Required task => Repeat every line of the data exactly, but not the pictures.

┄┄┄┄┄┄┄┄┄┄┄┄┄┄┄┄┄┄┄┄

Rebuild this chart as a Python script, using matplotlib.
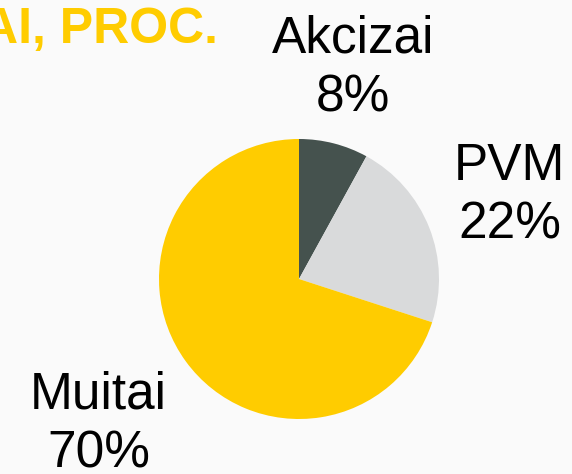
import numpy as np
import matplotlib.pyplot as plt

plt.rcParams['font.family'] = ['Liberation Sans', 'DejaVu Sans']

labels = ["Akcizai", "PVM", "Muitai"]
values = [8, 22, 70]
colors = ["#45524e", "#d9dadb", "#ffcc00"]
label_dist = [1.55, 1.62, 1.77]

W, H = 572, 474
fig = plt.figure(figsize=(W / 100, H / 100), dpi=100, facecolor="#fafafa")

# pie centre at (299, 279) px from top, radius 140 px
cx, cy, r = 299, 279, 140
ax = fig.add_axes([(cx - r) / W, (H - cy - r) / H, 2 * r / W, 2 * r / H])
ax.set_facecolor("#fafafa")

wedges, _ = ax.pie(values, colors=colors, startangle=90, counterclock=False,
                   radius=1, wedgeprops=dict(linewidth=0))
ax.set_xlim(-1, 1)
ax.set_ylim(-1, 1)
ax.set_aspect("equal")
ax.axis("off")

for w, lab, v, d in zip(wedges, labels, values, label_dist):
    ang = np.deg2rad((w.theta1 + w.theta2) / 2)
    ax.text(d * np.cos(ang), d * np.sin(ang), f"{lab}\n{v}%", ha="center", va="center",
            fontsize=37, color="black", linespacing=1.26, clip_on=False)

# title is cut off at the left edge in the original
fig.text(218 / W, 1 - 30 / H, "AI, PROC.", ha="right", va="center", fontsize=36,
         fontweight="bold", color="#ffcc00")

fig.savefig("out.png", dpi=100, facecolor=fig.get_facecolor())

┄┄┄┄┄┄┄┄┄┄┄┄┄┄┄┄┄┄┄┄

Written response =>
Rebuild this chart as a Python script, using matplotlib.
import numpy as np
import matplotlib.pyplot as plt

plt.rcParams['font.family'] = ['Liberation Sans', 'DejaVu Sans']

labels = ["Akcizai", "PVM", "Muitai"]
values = [8, 22, 70]
colors = ["#45524e", "#d9dadb", "#ffcc00"]
label_dist = [1.55, 1.62, 1.77]

W, H = 572, 474
fig = plt.figure(figsize=(W / 100, H / 100), dpi=100, facecolor="#fafafa")

# pie centre at (299, 279) px from top, radius 140 px
cx, cy, r = 299, 279, 140
ax = fig.add_axes([(cx - r) / W, (H - cy - r) / H, 2 * r / W, 2 * r / H])
ax.set_facecolor("#fafafa")

wedges, _ = ax.pie(values, colors=colors, startangle=90, counterclock=False,
                   radius=1, wedgeprops=dict(linewidth=0))
ax.set_xlim(-1, 1)
ax.set_ylim(-1, 1)
ax.set_aspect("equal")
ax.axis("off")

for w, lab, v, d in zip(wedges, labels, values, label_dist):
    ang = np.deg2rad((w.theta1 + w.theta2) / 2)
    ax.text(d * np.cos(ang), d * np.sin(ang), f"{lab}\n{v}%", ha="center", va="center",
            fontsize=37, color="black", linespacing=1.26, clip_on=False)

# title is cut off at the left edge in the original
fig.text(218 / W, 1 - 30 / H, "AI, PROC.", ha="right", va="center", fontsize=36,
         fontweight="bold", color="#ffcc00")

fig.savefig("out.png", dpi=100, facecolor=fig.get_facecolor())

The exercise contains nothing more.